The reason it doesn’t is that it uses an incremental approach to resolving mergers. If you’re merging from a repository whose history is “X, A, B”, into a repository whose history is “X, L, A’, M”, where merging A resulted in a conflict with L that M resolved, then darcs will construct “X, A, L’, M”, then merge “X, A, B” with “X, A, L’ ” to get “X, A, L’, B’ “, and then merge that with “X, A, L’, M” — but if A and L conflicted, and B depends on A, then B and L’ will conflict too, and there’s simply no way for M to resolve that conflict too.
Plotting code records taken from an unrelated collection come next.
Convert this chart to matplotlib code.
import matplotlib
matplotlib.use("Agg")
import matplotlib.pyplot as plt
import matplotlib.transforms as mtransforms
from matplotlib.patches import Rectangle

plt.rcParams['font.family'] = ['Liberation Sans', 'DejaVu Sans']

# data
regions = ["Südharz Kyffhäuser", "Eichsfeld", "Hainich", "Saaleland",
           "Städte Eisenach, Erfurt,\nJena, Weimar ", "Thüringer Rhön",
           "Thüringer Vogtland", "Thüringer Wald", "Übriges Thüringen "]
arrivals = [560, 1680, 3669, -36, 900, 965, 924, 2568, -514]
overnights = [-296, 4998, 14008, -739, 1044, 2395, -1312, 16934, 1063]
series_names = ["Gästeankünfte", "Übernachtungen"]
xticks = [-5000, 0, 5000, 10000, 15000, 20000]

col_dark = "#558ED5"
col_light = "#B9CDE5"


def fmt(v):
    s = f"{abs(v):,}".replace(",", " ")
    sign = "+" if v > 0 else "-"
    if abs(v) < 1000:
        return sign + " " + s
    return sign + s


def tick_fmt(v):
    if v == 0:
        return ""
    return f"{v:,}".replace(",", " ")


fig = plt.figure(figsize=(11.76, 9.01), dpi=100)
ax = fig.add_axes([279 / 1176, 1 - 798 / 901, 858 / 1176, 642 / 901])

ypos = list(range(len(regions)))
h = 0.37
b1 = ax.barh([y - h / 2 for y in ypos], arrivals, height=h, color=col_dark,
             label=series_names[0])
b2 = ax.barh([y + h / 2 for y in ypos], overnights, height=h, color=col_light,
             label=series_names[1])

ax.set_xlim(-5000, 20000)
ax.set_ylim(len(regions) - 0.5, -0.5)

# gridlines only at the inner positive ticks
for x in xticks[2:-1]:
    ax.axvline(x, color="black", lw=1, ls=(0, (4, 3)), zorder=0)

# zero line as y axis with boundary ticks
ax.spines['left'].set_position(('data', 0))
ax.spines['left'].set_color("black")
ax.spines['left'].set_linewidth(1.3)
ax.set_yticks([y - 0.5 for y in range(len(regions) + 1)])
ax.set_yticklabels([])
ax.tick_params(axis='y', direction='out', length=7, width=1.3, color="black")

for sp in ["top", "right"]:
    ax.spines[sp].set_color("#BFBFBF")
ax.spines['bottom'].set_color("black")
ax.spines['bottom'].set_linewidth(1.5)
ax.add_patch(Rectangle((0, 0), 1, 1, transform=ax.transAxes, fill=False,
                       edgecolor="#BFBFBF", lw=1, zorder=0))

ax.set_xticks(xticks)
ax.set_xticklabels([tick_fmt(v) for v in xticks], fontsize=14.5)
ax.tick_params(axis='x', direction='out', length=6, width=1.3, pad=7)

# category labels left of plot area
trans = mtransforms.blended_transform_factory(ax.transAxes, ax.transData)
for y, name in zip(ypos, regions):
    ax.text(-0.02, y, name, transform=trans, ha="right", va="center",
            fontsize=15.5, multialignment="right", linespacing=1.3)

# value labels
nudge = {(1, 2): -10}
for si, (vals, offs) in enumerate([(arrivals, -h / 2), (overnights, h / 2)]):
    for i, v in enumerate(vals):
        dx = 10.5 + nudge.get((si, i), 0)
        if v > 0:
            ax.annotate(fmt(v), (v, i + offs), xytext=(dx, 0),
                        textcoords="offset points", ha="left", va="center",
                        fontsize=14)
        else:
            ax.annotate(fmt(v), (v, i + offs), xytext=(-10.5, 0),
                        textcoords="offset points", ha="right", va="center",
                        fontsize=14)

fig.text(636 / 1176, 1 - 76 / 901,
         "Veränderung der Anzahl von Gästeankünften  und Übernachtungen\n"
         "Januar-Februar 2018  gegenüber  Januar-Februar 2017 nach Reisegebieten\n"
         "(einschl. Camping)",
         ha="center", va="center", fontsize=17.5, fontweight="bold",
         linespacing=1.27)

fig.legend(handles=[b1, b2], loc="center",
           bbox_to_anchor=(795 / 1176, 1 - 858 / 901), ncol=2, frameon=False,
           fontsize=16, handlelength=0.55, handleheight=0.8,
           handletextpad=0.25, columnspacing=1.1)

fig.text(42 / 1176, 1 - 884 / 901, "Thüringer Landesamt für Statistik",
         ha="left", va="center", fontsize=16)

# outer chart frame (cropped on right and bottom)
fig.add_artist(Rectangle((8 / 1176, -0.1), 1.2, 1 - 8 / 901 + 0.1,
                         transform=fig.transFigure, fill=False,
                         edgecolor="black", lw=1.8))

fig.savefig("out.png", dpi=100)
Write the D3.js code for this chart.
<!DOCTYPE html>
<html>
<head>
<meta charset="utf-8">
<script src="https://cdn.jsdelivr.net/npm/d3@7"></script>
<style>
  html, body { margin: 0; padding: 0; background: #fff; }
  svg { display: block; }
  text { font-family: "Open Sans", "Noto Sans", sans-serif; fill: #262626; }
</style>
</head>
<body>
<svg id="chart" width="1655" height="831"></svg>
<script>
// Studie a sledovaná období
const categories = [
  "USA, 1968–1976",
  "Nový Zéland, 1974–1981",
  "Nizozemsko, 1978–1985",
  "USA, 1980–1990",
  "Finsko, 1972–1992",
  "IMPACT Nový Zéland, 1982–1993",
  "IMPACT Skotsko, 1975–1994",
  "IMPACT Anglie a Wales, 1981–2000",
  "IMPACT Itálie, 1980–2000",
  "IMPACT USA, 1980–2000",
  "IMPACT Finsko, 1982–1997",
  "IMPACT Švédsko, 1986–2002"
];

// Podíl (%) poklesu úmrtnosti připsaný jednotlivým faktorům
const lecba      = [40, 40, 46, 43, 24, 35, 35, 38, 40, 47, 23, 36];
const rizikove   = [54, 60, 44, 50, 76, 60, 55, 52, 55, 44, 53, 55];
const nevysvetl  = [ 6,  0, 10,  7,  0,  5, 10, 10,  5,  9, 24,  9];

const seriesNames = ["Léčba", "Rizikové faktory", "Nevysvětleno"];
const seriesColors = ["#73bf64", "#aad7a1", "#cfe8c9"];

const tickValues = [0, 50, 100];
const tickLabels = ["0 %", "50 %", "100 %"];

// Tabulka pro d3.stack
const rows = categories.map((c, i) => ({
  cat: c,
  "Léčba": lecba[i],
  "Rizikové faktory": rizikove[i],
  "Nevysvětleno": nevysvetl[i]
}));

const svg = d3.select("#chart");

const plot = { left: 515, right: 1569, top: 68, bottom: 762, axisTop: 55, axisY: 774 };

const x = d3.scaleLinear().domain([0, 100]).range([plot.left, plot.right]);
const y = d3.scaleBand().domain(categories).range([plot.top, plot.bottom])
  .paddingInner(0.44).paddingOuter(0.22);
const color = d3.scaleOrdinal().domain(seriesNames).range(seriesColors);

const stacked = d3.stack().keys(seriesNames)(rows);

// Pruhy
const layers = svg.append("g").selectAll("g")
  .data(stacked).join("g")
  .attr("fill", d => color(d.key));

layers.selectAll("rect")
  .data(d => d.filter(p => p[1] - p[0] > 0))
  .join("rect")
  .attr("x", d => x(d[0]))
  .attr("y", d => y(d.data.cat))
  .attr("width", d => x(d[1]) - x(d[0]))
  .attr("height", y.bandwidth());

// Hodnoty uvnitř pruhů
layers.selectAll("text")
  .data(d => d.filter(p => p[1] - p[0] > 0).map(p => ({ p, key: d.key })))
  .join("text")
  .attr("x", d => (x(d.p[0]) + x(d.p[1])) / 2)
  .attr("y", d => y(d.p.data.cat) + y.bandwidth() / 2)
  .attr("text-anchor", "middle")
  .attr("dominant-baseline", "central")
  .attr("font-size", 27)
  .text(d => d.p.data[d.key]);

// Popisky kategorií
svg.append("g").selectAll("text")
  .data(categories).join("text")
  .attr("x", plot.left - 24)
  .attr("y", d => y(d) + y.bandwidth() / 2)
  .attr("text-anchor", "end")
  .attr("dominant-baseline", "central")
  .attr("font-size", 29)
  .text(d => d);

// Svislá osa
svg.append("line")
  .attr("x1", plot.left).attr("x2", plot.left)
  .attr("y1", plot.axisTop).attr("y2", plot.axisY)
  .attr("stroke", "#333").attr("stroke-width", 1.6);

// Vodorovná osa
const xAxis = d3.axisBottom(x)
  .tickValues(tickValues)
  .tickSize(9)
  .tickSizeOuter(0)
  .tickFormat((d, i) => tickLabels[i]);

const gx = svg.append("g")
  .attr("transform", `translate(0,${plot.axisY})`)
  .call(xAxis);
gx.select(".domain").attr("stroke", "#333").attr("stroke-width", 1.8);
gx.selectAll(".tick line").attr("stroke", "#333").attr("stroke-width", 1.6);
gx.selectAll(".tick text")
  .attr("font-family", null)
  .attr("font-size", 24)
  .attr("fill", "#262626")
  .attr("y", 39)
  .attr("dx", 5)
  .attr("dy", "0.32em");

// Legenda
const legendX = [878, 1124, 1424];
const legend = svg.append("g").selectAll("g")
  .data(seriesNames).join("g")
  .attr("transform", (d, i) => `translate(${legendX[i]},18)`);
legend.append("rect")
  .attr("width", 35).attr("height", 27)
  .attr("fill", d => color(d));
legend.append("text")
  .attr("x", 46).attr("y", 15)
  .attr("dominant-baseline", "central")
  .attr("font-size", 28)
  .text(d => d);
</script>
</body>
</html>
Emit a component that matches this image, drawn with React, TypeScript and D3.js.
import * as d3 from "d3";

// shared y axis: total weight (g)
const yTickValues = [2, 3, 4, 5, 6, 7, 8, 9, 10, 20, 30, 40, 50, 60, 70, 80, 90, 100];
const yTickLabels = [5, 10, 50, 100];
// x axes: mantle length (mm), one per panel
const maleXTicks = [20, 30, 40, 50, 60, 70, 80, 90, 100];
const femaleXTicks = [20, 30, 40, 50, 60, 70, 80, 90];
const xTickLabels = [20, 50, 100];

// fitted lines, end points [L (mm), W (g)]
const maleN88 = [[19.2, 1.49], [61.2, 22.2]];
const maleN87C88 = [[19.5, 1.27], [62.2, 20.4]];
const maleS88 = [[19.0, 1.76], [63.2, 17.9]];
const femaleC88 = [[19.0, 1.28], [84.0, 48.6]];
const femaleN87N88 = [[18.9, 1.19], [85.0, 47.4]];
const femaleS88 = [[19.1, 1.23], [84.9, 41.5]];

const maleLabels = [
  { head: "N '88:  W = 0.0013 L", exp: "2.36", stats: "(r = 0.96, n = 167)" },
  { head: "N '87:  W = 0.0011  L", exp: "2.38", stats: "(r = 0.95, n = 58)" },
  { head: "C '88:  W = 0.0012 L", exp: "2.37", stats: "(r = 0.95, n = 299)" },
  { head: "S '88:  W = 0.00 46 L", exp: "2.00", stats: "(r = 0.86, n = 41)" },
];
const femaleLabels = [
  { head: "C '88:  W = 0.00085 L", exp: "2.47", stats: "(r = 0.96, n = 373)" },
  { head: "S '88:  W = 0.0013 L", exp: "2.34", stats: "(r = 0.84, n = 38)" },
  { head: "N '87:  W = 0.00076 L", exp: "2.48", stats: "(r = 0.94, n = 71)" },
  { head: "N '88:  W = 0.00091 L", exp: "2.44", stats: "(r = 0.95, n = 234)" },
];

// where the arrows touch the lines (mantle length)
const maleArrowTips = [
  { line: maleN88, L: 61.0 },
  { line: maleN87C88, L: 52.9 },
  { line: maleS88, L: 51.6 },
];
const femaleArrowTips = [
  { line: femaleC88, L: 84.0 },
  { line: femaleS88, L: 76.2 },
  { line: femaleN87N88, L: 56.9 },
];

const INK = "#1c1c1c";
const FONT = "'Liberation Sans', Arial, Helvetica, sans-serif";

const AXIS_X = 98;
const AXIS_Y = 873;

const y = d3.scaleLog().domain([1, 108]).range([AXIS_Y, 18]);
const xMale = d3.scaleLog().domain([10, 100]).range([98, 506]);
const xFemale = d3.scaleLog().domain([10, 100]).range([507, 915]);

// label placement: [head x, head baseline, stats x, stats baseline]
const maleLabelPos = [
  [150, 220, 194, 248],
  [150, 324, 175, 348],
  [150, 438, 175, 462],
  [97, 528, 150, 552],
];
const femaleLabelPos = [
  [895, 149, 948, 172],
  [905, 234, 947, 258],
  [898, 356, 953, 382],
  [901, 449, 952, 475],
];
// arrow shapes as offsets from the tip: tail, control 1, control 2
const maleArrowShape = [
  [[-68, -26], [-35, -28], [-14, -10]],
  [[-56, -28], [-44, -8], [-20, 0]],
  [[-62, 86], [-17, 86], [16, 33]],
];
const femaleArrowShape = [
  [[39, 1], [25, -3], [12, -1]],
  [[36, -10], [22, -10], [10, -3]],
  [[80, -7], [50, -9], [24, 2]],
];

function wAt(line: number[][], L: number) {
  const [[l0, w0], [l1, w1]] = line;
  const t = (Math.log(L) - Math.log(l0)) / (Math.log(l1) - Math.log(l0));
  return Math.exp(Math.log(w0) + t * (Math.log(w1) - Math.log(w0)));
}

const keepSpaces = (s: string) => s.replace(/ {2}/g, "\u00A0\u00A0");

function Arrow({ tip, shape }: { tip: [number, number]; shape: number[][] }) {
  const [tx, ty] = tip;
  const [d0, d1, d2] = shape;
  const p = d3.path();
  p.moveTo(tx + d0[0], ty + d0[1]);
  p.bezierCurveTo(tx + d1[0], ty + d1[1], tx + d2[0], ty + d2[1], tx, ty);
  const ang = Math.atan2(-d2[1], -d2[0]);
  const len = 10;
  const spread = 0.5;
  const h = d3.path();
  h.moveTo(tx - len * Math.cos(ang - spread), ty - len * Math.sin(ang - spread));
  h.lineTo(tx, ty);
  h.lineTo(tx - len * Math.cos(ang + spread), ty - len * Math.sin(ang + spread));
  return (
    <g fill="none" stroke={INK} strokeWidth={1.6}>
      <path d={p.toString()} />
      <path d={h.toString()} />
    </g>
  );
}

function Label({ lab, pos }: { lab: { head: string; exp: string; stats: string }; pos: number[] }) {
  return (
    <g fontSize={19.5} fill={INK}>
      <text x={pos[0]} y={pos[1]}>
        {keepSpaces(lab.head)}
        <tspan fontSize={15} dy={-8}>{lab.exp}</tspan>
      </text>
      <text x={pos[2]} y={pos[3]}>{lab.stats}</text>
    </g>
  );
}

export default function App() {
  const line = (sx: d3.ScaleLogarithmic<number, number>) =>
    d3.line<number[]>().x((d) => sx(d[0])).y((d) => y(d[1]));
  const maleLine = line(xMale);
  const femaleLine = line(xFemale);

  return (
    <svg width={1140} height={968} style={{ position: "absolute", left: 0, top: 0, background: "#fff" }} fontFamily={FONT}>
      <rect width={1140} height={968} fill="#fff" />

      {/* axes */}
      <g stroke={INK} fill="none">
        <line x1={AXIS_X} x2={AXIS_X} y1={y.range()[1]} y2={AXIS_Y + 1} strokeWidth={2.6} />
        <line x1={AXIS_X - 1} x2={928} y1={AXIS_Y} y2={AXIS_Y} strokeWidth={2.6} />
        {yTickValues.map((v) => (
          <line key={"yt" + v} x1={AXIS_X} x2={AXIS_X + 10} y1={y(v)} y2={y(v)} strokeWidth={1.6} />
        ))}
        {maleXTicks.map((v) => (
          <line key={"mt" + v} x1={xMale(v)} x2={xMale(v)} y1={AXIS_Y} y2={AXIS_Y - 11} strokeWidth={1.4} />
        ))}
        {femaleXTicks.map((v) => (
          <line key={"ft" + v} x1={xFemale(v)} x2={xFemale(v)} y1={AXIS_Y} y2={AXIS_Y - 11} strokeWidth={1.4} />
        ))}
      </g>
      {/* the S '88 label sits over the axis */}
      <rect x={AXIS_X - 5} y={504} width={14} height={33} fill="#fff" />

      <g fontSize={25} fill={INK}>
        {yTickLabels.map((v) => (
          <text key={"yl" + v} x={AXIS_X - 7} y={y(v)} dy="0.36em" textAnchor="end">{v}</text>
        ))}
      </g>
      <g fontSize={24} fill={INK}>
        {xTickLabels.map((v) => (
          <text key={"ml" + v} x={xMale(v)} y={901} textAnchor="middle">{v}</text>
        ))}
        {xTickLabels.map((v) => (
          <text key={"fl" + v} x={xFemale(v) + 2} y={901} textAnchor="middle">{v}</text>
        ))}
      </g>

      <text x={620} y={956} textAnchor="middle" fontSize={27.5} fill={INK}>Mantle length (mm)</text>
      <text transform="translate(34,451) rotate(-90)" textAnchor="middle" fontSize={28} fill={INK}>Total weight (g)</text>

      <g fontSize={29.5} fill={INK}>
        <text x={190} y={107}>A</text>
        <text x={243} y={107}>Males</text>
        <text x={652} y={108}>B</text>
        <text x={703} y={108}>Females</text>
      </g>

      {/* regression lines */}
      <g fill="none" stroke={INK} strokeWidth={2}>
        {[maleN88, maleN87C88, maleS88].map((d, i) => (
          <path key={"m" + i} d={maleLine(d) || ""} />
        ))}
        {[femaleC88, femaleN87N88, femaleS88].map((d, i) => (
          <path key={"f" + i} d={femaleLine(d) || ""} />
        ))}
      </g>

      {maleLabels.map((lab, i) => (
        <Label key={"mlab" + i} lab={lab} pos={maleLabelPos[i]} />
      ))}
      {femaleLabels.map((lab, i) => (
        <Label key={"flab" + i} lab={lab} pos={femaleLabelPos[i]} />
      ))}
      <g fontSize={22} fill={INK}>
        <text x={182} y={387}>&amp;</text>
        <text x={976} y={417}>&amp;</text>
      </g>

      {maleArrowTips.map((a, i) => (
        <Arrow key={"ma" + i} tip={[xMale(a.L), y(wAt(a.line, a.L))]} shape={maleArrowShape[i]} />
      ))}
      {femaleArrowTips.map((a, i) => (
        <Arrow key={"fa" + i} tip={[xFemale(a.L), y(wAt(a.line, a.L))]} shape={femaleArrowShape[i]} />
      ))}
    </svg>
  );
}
There are (at least) three potential approaches to dealing with this. You can make L’ and B not generate a conflict (by encoding some part of the resolution of the conflict between “L” and B in the differences between L’ and L). Alternatively, you can change the definition of merge from “find the most recent common history, then commute” to also include the possibility of applying the patch directly to the point at which the conflict was resolved — though you need some other way to adjust the patch at that point. Finally, you could find some way to have the resolution patch not only resolve the existing conflict but also resolve future conflicts too.

Probably the middle solution is the only one that wouldn’t require major changes to the way darcs deals with resolving conflicts — at present the application of a conflicting patch undoes both the original change and the conflicting change, and the resolution creates a new change that’s the combination of both. It’s probably not possible to infer enough information into the conflicting patches, or into the resolution patch to resolve future conflicts.

To implement the middle solution, you need to introduce a new “patch” type that says “you can treat me as “R, A” and apply B from “R, A, B”, if you apply the following transformation to B”. You need to find some way of commuting the new patch type around. And you need to find some way of generating the transformation given a repository that’s not necessarily remotely similar to the original “R, A” repository at all, and that may differ from it in ways that can’t be automatically determined (for example, you’re merging one patch that changes two lines that say “foo” to both say “foobar”, and another patch that deletes one of the foos — easy enough, you end up with a single foobar. Then you get a new patch that only changes one “foobar” to “bazquux”. Was it the one you kept, or the one you got rid of?).